Why are these children holding a confidence sign?
Test day came. Everyone was nervous and chattery, including me. I felt like I was back in first year. The test was hard, as expected, but I knew what I was doing. I knocked it all down and strutted out with my head held high. I did it. I could hang with the big boys. I was no chump. I was a genius.

I also developed an insatiable desire to enslave mankind
Well, I got to feel that way for a week. Then grades went up. It's hard to explain the feeling of seeing a grade as low as I did on Blackboard.

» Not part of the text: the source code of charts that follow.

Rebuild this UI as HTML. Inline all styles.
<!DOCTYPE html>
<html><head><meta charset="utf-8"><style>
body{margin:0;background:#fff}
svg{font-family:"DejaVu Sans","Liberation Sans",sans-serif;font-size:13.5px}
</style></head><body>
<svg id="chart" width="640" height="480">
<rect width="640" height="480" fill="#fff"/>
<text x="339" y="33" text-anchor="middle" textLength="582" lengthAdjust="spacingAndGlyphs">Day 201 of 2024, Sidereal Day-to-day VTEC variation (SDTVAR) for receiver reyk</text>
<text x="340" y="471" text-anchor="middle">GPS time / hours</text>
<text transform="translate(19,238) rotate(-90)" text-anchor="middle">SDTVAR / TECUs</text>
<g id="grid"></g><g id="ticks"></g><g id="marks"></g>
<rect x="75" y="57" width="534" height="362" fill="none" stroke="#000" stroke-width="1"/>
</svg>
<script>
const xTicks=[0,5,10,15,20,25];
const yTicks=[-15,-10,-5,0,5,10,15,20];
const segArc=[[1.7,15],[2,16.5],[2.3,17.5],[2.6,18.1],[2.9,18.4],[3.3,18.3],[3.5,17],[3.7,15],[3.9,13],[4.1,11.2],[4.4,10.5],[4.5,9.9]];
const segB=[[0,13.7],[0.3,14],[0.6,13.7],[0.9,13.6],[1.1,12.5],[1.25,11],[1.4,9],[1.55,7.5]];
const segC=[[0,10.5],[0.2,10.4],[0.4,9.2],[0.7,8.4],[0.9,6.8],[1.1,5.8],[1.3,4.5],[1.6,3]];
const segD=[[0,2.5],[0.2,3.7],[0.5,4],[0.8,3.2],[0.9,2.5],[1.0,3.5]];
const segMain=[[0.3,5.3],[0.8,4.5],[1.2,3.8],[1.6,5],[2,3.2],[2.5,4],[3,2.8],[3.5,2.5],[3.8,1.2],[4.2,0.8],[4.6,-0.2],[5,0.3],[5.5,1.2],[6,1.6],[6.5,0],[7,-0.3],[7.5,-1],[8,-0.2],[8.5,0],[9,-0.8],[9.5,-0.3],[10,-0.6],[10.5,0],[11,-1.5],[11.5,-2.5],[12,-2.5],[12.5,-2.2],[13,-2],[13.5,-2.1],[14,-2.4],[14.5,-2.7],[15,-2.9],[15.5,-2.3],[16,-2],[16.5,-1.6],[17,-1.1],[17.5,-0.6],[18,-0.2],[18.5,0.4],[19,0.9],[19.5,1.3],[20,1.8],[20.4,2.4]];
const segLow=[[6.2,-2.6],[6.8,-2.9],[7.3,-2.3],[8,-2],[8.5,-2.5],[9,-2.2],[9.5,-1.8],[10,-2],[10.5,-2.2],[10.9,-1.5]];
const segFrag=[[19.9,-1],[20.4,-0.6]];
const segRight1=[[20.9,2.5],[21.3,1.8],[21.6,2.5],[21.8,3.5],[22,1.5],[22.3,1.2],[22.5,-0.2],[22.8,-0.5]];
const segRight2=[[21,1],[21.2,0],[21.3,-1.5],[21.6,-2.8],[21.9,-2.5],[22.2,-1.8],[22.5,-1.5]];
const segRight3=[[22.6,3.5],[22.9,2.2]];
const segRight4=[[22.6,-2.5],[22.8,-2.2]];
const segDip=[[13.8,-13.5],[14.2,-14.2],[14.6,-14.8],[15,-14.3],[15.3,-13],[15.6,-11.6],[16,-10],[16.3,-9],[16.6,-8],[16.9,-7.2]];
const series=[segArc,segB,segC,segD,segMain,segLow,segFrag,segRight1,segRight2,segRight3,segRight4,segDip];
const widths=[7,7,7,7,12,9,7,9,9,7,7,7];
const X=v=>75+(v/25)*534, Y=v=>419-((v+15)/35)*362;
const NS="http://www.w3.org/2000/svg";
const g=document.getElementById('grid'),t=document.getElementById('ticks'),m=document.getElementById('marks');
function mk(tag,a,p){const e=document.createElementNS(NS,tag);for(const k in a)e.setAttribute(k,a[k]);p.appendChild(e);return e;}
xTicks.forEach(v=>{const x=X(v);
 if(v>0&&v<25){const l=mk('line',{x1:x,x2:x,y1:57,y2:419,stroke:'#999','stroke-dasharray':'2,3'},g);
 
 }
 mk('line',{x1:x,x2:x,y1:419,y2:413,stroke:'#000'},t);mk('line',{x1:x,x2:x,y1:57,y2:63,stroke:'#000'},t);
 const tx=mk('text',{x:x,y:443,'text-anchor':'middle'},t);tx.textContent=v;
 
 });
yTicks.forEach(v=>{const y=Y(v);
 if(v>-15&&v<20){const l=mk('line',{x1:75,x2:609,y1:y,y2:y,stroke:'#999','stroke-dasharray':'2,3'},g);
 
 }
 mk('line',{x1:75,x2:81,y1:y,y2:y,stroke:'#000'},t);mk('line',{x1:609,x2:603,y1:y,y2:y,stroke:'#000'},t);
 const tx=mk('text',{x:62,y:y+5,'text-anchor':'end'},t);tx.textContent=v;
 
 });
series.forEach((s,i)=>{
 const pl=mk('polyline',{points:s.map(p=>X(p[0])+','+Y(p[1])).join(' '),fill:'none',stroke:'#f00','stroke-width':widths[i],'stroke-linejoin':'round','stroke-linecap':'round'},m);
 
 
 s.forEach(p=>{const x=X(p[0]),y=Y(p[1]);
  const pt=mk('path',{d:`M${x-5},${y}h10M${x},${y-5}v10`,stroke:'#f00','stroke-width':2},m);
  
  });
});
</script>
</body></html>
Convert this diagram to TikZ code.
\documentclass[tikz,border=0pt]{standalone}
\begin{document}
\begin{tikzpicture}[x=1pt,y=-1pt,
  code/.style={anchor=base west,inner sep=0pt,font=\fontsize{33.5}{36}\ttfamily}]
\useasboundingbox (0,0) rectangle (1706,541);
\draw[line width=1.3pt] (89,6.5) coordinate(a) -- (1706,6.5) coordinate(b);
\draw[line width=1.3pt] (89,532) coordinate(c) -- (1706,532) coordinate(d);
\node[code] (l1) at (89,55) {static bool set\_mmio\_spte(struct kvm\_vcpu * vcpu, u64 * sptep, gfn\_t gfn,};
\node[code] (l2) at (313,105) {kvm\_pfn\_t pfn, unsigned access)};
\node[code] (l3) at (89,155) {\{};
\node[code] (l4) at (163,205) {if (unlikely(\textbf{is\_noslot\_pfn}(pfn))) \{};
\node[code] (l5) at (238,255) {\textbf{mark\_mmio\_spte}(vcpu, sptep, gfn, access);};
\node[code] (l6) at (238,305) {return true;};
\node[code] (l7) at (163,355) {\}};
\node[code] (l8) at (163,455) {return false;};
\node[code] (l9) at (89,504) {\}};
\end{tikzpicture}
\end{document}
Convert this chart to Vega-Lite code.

At first I couldn't process it, my brain couldn't find the right number. 59? Oh ok, thought I'd do better, but that's not catastrophic. Wait no, that's the average. Oh 62 then, that's a bit better! Wait, that's the median. What is the point of a median? We get it, it's not skewed. So wait, where is my grade? 29? Out of what, I don't see...

Then it hit me. My brain was trying so hard to hide it from me, to save me, but I had to find it eventually. 29/100. That's not just failing. That's walking in with a crayon and drawing shapes on the paper for an hour. That's getting points for trying.

It was worse than when I found out my dad was totally evil
And so here I am. I'm not very inclined to dropping a nuclear bomb on my GPA, so I've decided to drop the course. But all is not lost. As if they were the only ones in Canada who make sense, the university next door, Ryerson, offers a general chem course with lab. So the med school dream stays alive. My self-esteem though, has a long and difficult rehab process ahead. Remember kids, chemistry kills dreams. Actually, if I did get mercury poisoning, you can probably take out the dreams part.